假设我有以下图表:
scala> v.show()
+---+---------------+
| id|downstreamEdges|
+---+---------------+
|CCC|           null|
|BBB|           null|
|QQQ|           null|
|DDD|           null|
|FFF|           null|
|EEE|           null|
|AAA|           null|
|GGG|           null|
+---+---------------+
scala> e.show()
+---+---+---+
| iD|src|dst|
+---+---+---+
|  1|CCC|AAA| 
|  2|CCC|BBB| 
...
+---+---+---+我想运行一个聚合,以获取从目标顶点发送到源顶点的所有消息(而不仅仅是总和、第一个、最后一个等)。因此,我想要运行的命令类似于:
g.aggregateMessages.sendToSrc(AM.edge("id")).agg(all(AM.msg).as("downstreamEdges")).show()除了函数all不存在(据我所知不存在)。输出将类似于:
+---+---------------+
| id|downstreamEdges|
+---+---------------+
|CCC|         [1, 2]|
... 
+---+---------------+我可以将上面的函数与first或last一起使用,而不是(不存在的) all,但他们只会给我
+---+---------------+
| id|downstreamEdges|
+---+---------------+
|CCC|              1|
... 
+---+---------------+或
+---+---------------+
| id|downstreamEdges|
+---+---------------+
|CCC|              2|
... 
+---+---------------+分别使用。我怎么能保存所有的条目呢?(可能有很多,不只是1和2,还有1,2,23,45,等等)。
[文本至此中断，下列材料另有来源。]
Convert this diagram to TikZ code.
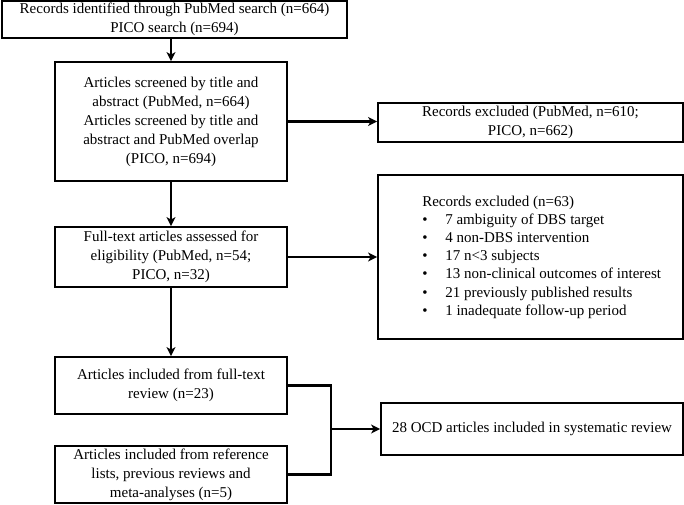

谢谢。
发布于 2018-04-07 10:23:31
我对this answer进行了修改,使其具有以下特性:
import org.apache.spark.sql.Row
import org.apache.spark.sql.expressions.{MutableAggregationBuffer, UserDefinedAggregateFunction}
import org.apache.spark.sql.types._
import org.graphframes.lib.AggregateMessages
class KeepAllString extends UserDefinedAggregateFunction {
  private val AM = AggregateMessages
  override def inputSchema: org.apache.spark.sql.types.StructType =
    StructType(StructField("value", StringType) :: Nil)
  // This is the internal fields you keep for computing your aggregate.
  override def bufferSchema: StructType = StructType(
    StructField("ids", ArrayType(StringType, containsNull = true), nullable = true) :: Nil
  )
  // This is the output type of your aggregatation function.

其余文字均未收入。